Riefenstahl combines archival footage and interviews (including some that was originally shot on standard-definition video) with new footage shot by cinematographer Toby Cornish (digitally captured, presumably, but there’s no information available about it). The film itself is at full frame 1.78:1, with 1.33:1 footage windowboxed within that same frame. As a mixed media presentation, the image quality varies depending on the source, with the SD video looking the worst of all. The new footage consists primarily of still photos, documents, film strips, and audio cassettes, with Cornish’s camera panning, tilting, and zooming over and into them. Those sections are sharp and crystal-clear. Multimedia compilations are never going to look like reference material, but everything here looks exactly like it should.

Audio is offered in English and German 5.1 and 2.0 DTS-HD Master Audio, with optional English SDH subtitles. Riefenstahl is driven by Freya Arde’s ominous score, which works well to create the foreboding ambience that Veiel was after, and it’s the driving force in both the 5.1 and 2.0 mixes, even more so than Leni Riefenstahl’s own damning words. The clarity of the dialogue varies according to the source, but it’s always comprehensible enough (and the German language dialogue has forced subtitles anyway).

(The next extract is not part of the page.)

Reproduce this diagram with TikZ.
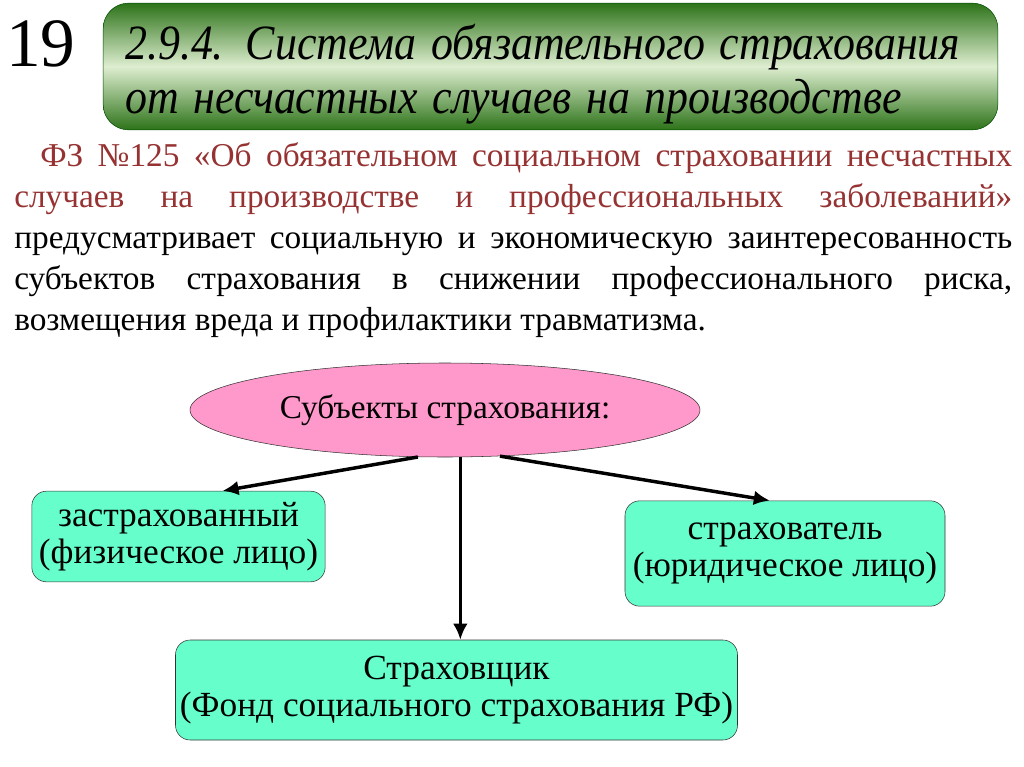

Kino Lorber’s Blu-ray release of Riefenstahl includes just a single extra:

  • Trailer (HD – 2:00)

Better than nothing, I suppose. Still, Andres Veiel’s intentions for Riefenstahl are crystal-clear, so there really isn’t any need for additional extras. It’s a far too simple a portrait of a complex individual, and while Veiel may not entirely succeed at his aims for the film, the wealth of archival materials that he includes makes Riefenstahl essential viewing for anyone with even a passing interest in one of the greatest documentary filmmakers of all time—one who just happened to make those documentaries on the behalf of one of the worst homicidal maniacs of all time. Art, like most things in life, ain’t easy.